Other Pitches. Tracy throws a two-seam changeup that gets great fade and depth to it, and it is already an above average big league pitch that has long-term plus potential. He has the confidence to throw it in any count and it is a good strikeout weapon. He also throws a quality big league curveball that was more of a slurvy breaking ball in college but has quickly developed into more of spike curveball at the professional level. Sitting 78-80 mph with it, it gets more 12 to 6 action now and it is yet another strikeout pitch. He doesn't quite yet command it like he does his fastball and changeup, but it is getting oh-so close.

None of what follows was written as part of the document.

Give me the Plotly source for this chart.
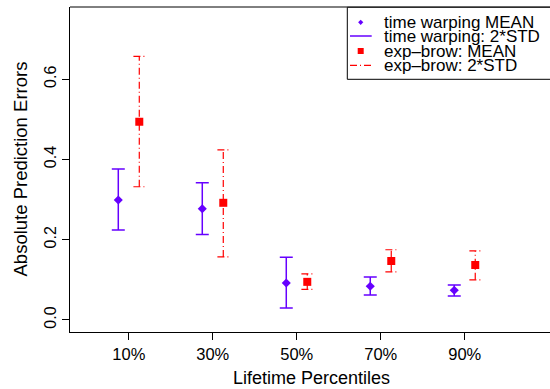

Pitching. Tracy's entire approach on the mound is one of an attacking style. Not only does he go right at batters with a quality big league three-pitch mix with command, but his goal on the mound is to keep hitters from getting comfortable. He pitches inside to batters with the best of them and that allows him to expand the zone. A former outfielder, he is a great athlete who repeats his delivery well, fields his position, and can hold runners close in the running game. Beyond his natural talent, however, it's his very competitive nature that is the driving force.

Projection. Forget that fact that he was a $2,000 sign, Tracy has great upside and surprisingly few weaknesses for a pitcher with so little experience. Tall left-handed pitchers with his kind of athleticism and command of three big league pitches, including a good power fastball, are quite rare. He has some work to do to make his curveball into a consistent plus pitch, but should that aspect of his game come together for him in the coming years, he projects best as middle of the rotation big league starting pitcher who, like former Yankee southpaw Andy Pettitte, could pitch better than that on any given day.

ETA. 2014. Tracy is a decent bet to possibly skip the low-A level to begin the 2012 season, but even if he begins his first full season in Charleston he should still see ample time in the Florida State League later in the year.